Rute yang biasa dilalui yakni melalui Pontianak, ibukota Kalimantan Barat menuju Kabupaten Sintang, kabupaten terdekat dengan Serawak. Jarak Pontianak-Sintang sekitar 400 km. Estimasi waktu dengan kondisi jalan sempit dan tidak mulus adalah 10 jam.
"Beginilah keadaan kami, harus menempuh sekitar 8-10 jam dari Pontianak. Kami akan menambah landas pacu bandara kami menjadi 3.500 meter supaya bisa mendarat pesawat besar. Saat ini hanya bisa untuk pesawat kecil," kata Bupati Sintang, Milton Crosby, kepada detikcom di sela-sela Rakor Percepatan Daerah Tertinggal di Sintang Kalbar, Kamis (7/6/2012).
Setelah singgah di kabupaten yang berhadapan langsung dengan Sungai Kapuas itu, perjalanan masih perlu menempuh jarak 190 km menuju kecamatan terdekat dengan Serawak, Merakai. Perjalanan ini dapat dibilang tidak terlampau nyaman, jalan rusak berkubang dan berlumpur. Bila musim hujan, jalan menjadi musuh para pengendara.
Saat kemarau menyapa, debu sampai menutup jarak pandang. Pengendara motor yang berpapasan dengan mobil perlu berhenti dan menutup hidung rapat-rapat menghindari kepulan debu tanah.
Tak ayal, hanya kendaraan dengan mesin besar yang berani yang melintas. Kebanyakan jenis double cabin, truk ataupun motor trail.
"Kami sudah terbiasa bermalam di hutan karena terperosok lumpur. Menunggu pagi untuk memina bantuan. Paling lama, mobil ini 2 tahun usianya," kata salah seorang sopir double cabin yang mengantar detikcom ke perbatasan Serawak, Purwanto.

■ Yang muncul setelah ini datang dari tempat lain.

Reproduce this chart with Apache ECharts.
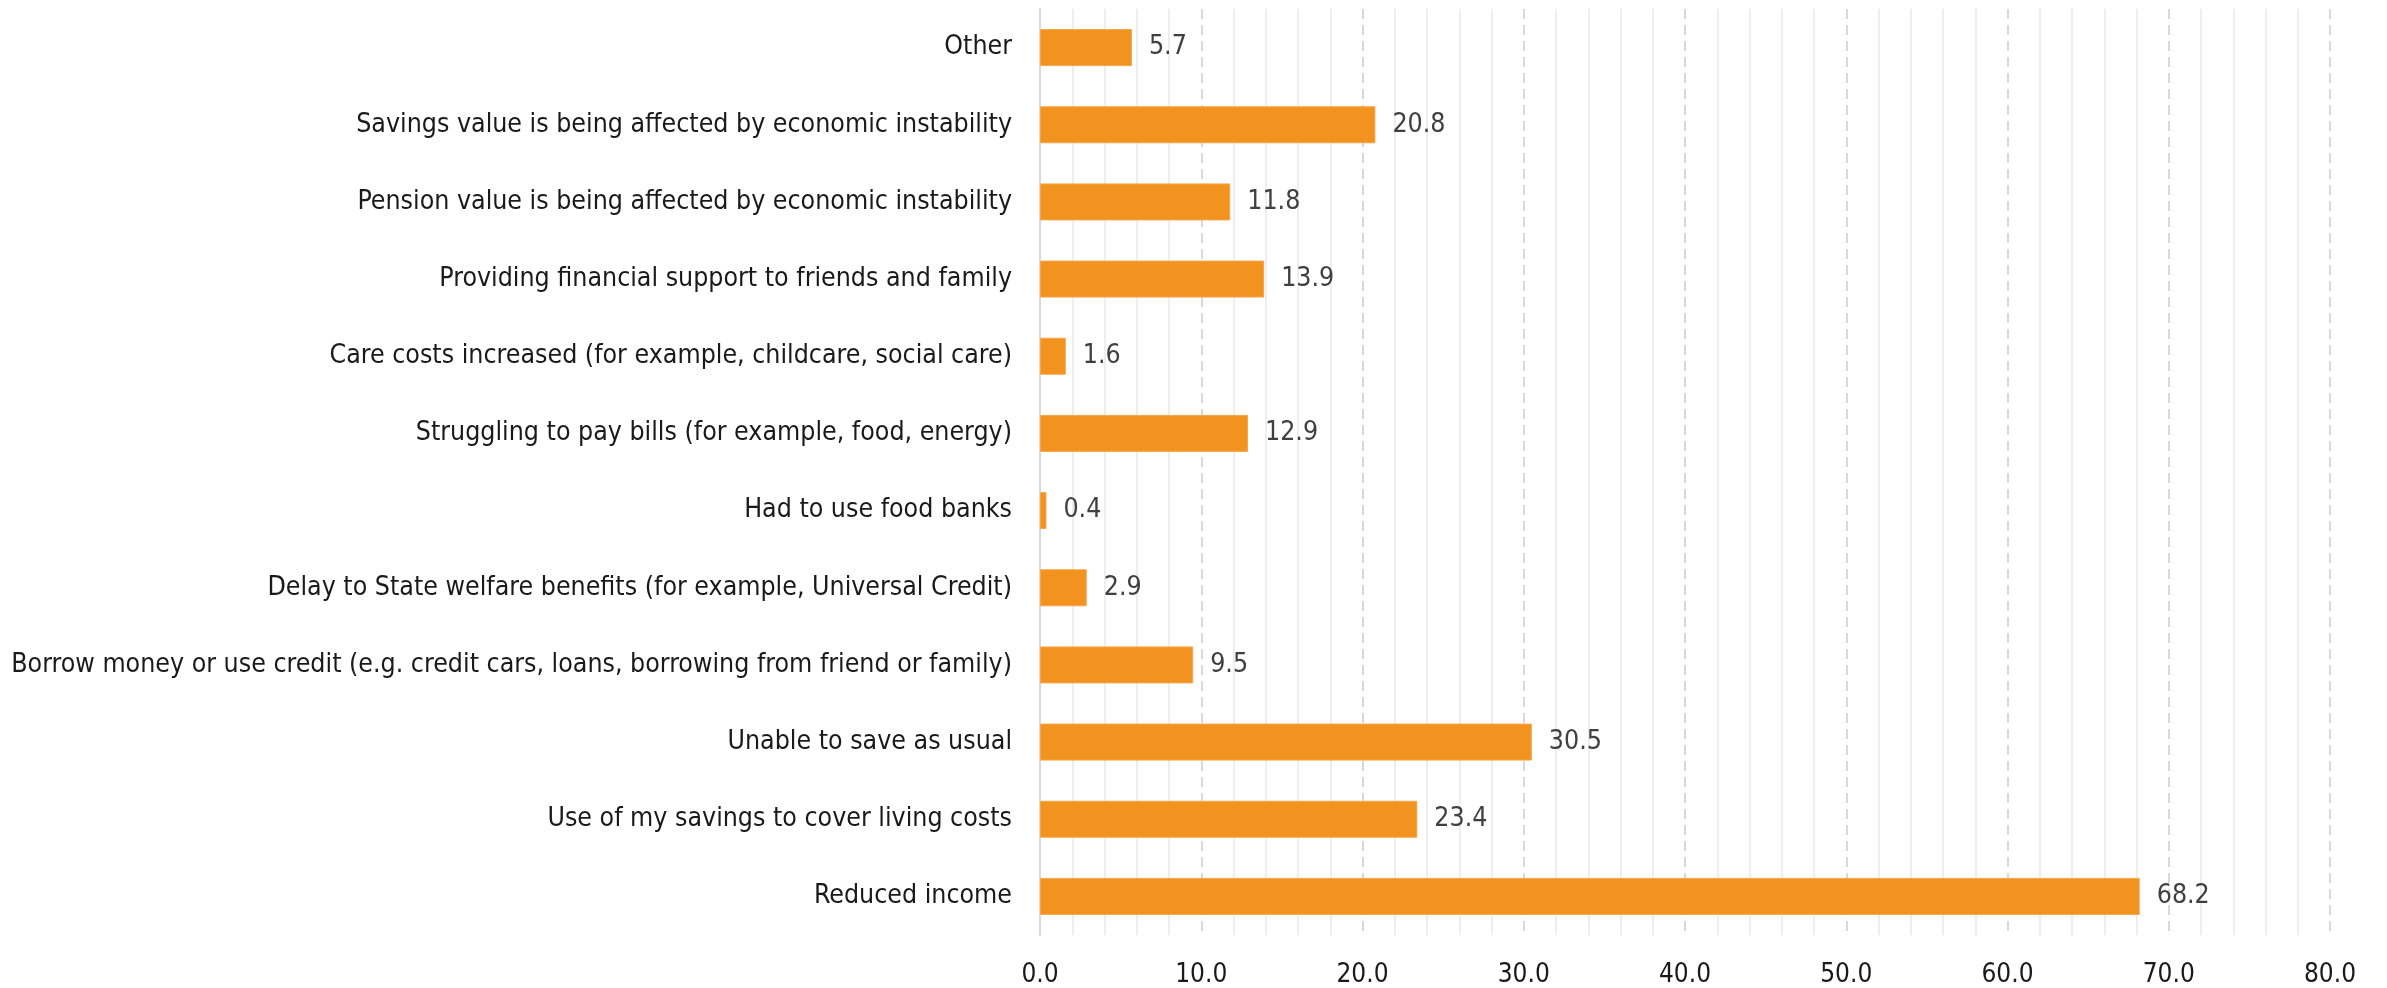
<!DOCTYPE html>
<html>
<head>
<meta charset="utf-8">
<script src="https://cdn.jsdelivr.net/npm/echarts@6/dist/echarts.min.js"></script>
<style>
  html, body { margin: 0; padding: 0; background: #fff; }
  #chart { width: 2387px; height: 988px; }
</style>
</head>
<body>
<div id="chart"></div>
<script>
// categories listed bottom to top (category axis starts at the bottom)
const categories = [
  'Reduced income',
  'Use of my savings to cover living costs',
  'Unable to save as usual',
  'Borrow money or use credit (e.g. credit cars, loans, borrowing from friend or family)',
  'Delay to State welfare benefits (for example, Universal Credit)',
  'Had to use food banks',
  'Struggling to pay bills (for example, food, energy)',
  'Care costs increased (for example, childcare, social care)',
  'Providing financial support to friends and family',
  'Pension value is being affected by economic instability',
  'Savings value is being affected by economic instability',
  'Other'
];
const percentValues = [68.2, 23.4, 30.5, 9.5, 2.9, 0.4, 12.9, 1.6, 13.9, 11.8, 20.8, 5.7];

const axisMin = 0;
const axisMax = 80;
const axisStep = 10;

const labelFont = "'DejaVu Sans Condensed', 'Liberation Sans Narrow', sans-serif";

const getOption = () => {
  return {
    animation: false,
    backgroundColor: '#ffffff',
    grid: {
      left: 1040,
      right: 57,
      top: 9,
      bottom: 53,
      containLabel: false,
      outerBoundsMode: 'none'
    },
    xAxis: {
      type: 'value',
      min: axisMin,
      max: axisMax,
      interval: axisStep,
      axisLine: { show: false },
      axisTick: { show: false },
      axisLabel: {
        margin: 27,
        color: '#1a1a1a',
        fontFamily: labelFont,
        fontSize: 26,
        formatter: v => v.toFixed(1)
      },
      splitLine: {
        show: true,
        lineStyle: { color: '#d9d9d9', width: 2, type: [10, 6] }
      },
      minorTick: { show: false, splitNumber: 5 },
      minorSplitLine: {
        show: true,
        lineStyle: { color: '#eeeeee', width: 2 }
      }
    },
    yAxis: {
      type: 'category',
      data: categories,
      axisLine: { show: true, lineStyle: { color: '#d9d9d9', width: 2 } },
      axisTick: { show: false },
      axisLabel: {
        margin: 28,
        color: '#1a1a1a',
        fontFamily: labelFont,
        fontSize: 26.5
      },
      splitLine: { show: false }
    },
    series: [
      {
        type: 'bar',
        data: percentValues,
        barWidth: 37,
        itemStyle: {
          color: '#F2921F',
          borderColor: '#F5A64A',
          borderWidth: 1
        },
        label: {
          show: true,
          position: 'right',
          distance: 17,
          color: '#404040',
          fontFamily: labelFont,
          fontSize: 26.5,
          formatter: p => p.value.toFixed(1)
        }
      }
    ]
  };
};

const chart = echarts.init(document.getElementById('chart'));
chart.setOption(getOption());
</script>
</body>
</html>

Dari 14 jam perjalanan itu, sebagian besar yang tersaji di kiri-kanan jalan merupakan bentang alam yang telah rusak. Hutan-hutan telah dibabat atau dibakar. Umumnya telah berubah menjadi hamparan kelapa sawit, karet, kakao, kopi atau lada. Sebagian lagi masih dibiarkan menganggur, menunggu musim tanam.
"Hutan yang rimbun, banyak burung dan sungai penuh ikan sudah masa lalu. Sekitar 20an tahun lalu, keadaan mulai berubah banyak. Banyak perusahaan membabat hutan mengganti sawit. Petani juga. Sungai menjadi kering," keluh Sultan Kesultanan Sintang, Kesuma Negara V Sri Negara Ikhsan Perdana.
"Kesultanan ini berdiri sejak 1362. Berabad-abad, hutan kami membuat kami sejahtera. Saat Belanda masuk tahun 1800an, mulai ditanam lada atau karet. Saat Jepang masuk, keluarga kesultanan dibunuh, hutan mulai tidak terurus untuk perang. Sekarang, kondisinya begini," lanjutnya lagi.
Perjalanan meninggalkan perbatasan untuk kembali ke Sintang, matahari beranjak sore. Anak-anak sebagian mandi di sisa-sisa sungai yang masih menyisakan air. Kondisinya memprihatinkan, lebih menyerupai kubangan dan berwarna keruh kecoklatan karena pohon besar yang menyimpan cadangan air bersih telah dibabat.
Tidak jauh dari sungai, terdapat rumah papan kayu dengan jemuran baju menjuntai. Sebagian sudah berwarna kusam kecoklatan meski telah dicuci dengan deterjen.
"Tentu tidak sehat, kotor. Mungkin asal tidak gatal, akan mandi disitu," tutup Purwanto yang merupakan asli warga Sintang.